Аналогичные сцены каждый из вас и видел, и слышал, и читал – и дома, и в кино, и в книжках, и не один раз. А кто каким-то добрым чудом пропустил, пролистал, прослушал – так вы, честно заверяю, немногое потеряли.
* * *
Восстановить утраченное и в самом деле было нереально. Я имею в виду мемуары Мажорова – начиная с аудиофайлов, перенесенных с карты памяти на диск компьютера, с диктофона же (в целях очистки места на карте) удаленных. Продолжая мучительными, еще подтекстовыми расшифровками («ну-с… как бы… вроде… кх-м!») этой словесной каши. И кончая – уже обработанными кусками, готовыми главами, сведенным воедино текстом. Миллионом отличных печатных знаков, считая с пробелами. С миллионом денег было покончено. Покончено было с мечтой о годе безоблачной, обеспеченной, идиллической жизни на тропическом острове – без забот, без хлопот, зато со всеми капризами и излишествами нехорошими…
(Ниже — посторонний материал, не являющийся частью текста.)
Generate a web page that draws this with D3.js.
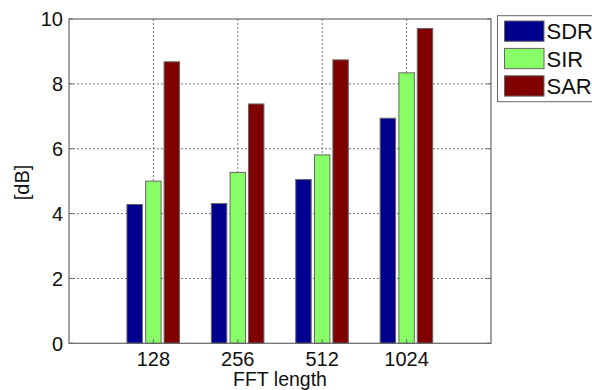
<!DOCTYPE html>
<html><head><meta charset="utf-8">
<script src="https://cdn.jsdelivr.net/npm/d3@7"></script>
<style>body{margin:0;background:#fff;} svg{display:block;font-family:"Liberation Sans",Arial,sans-serif;}</style>
</head><body>
<script>
const categories = ["128", "256", "512", "1024"];
const seriesNames = ["SDR", "SIR", "SAR"];
const SDR = [4.28, 4.31, 5.05, 6.94];
const SIR = [5.0, 5.27, 5.81, 8.34];
const SAR = [8.68, 7.38, 8.74, 9.71];
const yTicks = [0, 2, 4, 6, 8, 10];
const colors = ["#00008f", "#88ff66", "#800000"];
const seriesValues = [SDR, SIR, SAR];

const W = 592, H = 390;
const m = {left: 69, top: 19, right: 491, bottom: 343.3};
const svg = d3.select("body").append("svg").attr("width", W).attr("height", H);

const x = d3.scaleLinear().domain([0, 5]).range([m.left, m.right]);
const y = d3.scaleLinear().domain([0, 10]).range([m.bottom, m.top]);
const offsets = [-0.222, 0, 0.218];
const bw = 0.183;

// grid
const g = svg.append("g");
g.selectAll(".hg").data(yTicks.filter(d => d > 0 && d < 10)).join("line")
  .attr("x1", m.left).attr("x2", m.right).attr("y1", d => y(d)).attr("y2", d => y(d))
  .attr("stroke", "#777").attr("stroke-width", 1).attr("stroke-dasharray", "2,2");
g.selectAll(".vg").data(categories).join("line")
  .attr("x1", (d, i) => x(i + 1)).attr("x2", (d, i) => x(i + 1))
  .attr("y1", m.top).attr("y2", m.bottom)
  .attr("stroke", "#777").attr("stroke-width", 1).attr("stroke-dasharray", "2,2");

// bars
seriesValues.forEach((vals, s) => {
  svg.append("g").selectAll("rect").data(vals).join("rect")
    .attr("x", (d, i) => x(i + 1 + offsets[s] - bw / 2))
    .attr("width", x(bw) - x(0))
    .attr("y", d => y(d))
    .attr("height", d => y(0) - y(d))
    .attr("fill", colors[s])
    .attr("stroke", "#666").attr("stroke-width", 1);
});

// box
svg.append("rect").attr("x", m.left).attr("y", m.top)
  .attr("width", m.right - m.left).attr("height", m.bottom - m.top)
  .attr("fill", "none").attr("stroke", "#666").attr("stroke-width", 1.2);

// y ticks
const yAxis = svg.append("g");
yTicks.forEach(t => {
  yAxis.append("line").attr("x1", m.left).attr("x2", m.left + 4).attr("y1", y(t)).attr("y2", y(t)).attr("stroke", "#666");
  yAxis.append("line").attr("x1", m.right).attr("x2", m.right - 4).attr("y1", y(t)).attr("y2", y(t)).attr("stroke", "#666");
  yAxis.append("text").attr("x", m.left - 6).attr("y", y(t)).attr("dy", "0.36em")
    .attr("text-anchor", "end").attr("font-size", 20).attr("fill", "#111").text(t);
});
// x ticks
categories.forEach((c, i) => {
  svg.append("line").attr("x1", x(i + 1)).attr("x2", x(i + 1)).attr("y1", m.bottom).attr("y2", m.bottom - 4).attr("stroke", "#666");
  svg.append("text").attr("x", x(i + 1)).attr("y", 366).attr("text-anchor", "middle")
    .attr("font-size", 20).attr("fill", "#111").text(c);
});

// axis labels
svg.append("text").attr("transform", `translate(29,182.5) rotate(-90)`)
  .attr("text-anchor", "middle").attr("font-size", 20).attr("fill", "#111").text("[dB]");
svg.append("text").attr("x", (m.left + m.right) / 2).attr("y", 385.5).attr("text-anchor", "middle")
  .attr("font-size", 19.5).attr("fill", "#111").text("FFT length");

// legend
const lg = svg.append("g");
lg.append("rect").attr("x", 497.5).attr("y", 15.7).attr("width", 110).attr("height", 86)
  .attr("fill", "#fff").attr("stroke", "#666").attr("stroke-width", 1);
seriesNames.forEach((n, i) => {
  const yy = 21 + i * 27.4;
  lg.append("rect").attr("x", 504.5).attr("y", yy).attr("width", 39.5).attr("height", 20.3)
    .attr("fill", colors[i]).attr("stroke", "#666");
  lg.append("text").attr("x", 546.5).attr("y", yy + 10.5).attr("dy", "0.36em")
    .attr("font-size", 22).attr("fill", "#111").text(n);
});
</script>
</body></html>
Мажорову я отправил короткое и, признаюсь, неоправданно хамское письмо: «Простите, но по сложившимся обстоятельствам мемуаров о вас не будет, и мир их не прочтет. Горите в аду – безвестным, заикайтесь там дальше, а с меня довольно. С приветом, блять!». Он не ответил. Зато довольно часто снился потом, первые полгода – так чуть не через ночь. Во сне он являлся ко мне парящим на огромных черных кожистых крыльях, он кружил над домом, снижал спирали, смотрел глазом человечьим, мрачным и укоризненным, но почему-то совершенно по-вороньи кричал: кар! Кар! Кар! А я, привыкнув разговаривать в основном на тай-инглише, каждый раз, помнится, недоумевал: почему Мажоров-ворон требует с меня – не мемуары свои, а какую-то там машину? И зачем ему вообще, летающему, машина?
* * *
Что сказать в заключение?
Любимая остается любимой по сей день. «С любимыми не расставайтесь», знаете ли… даже если иногда хочется взять «тяжелый тупой предмет», да и вколотить им любимую в землю – по самые, блять, ухи! К тому же некоторые мои знакомые до сих пор считают меня талантливым и даже, черт возьми, блестящим молодым писателем… А коли так, то кому же, как не мне, знать и ценить силу Слова, силу Буквы? И как мне – средней руки бумагомараке, за чей печатный знак платят (и то нерегулярно) жалкий рубль – не любить, не восхищаться женщиной, два клика которой стоят целый миллион?!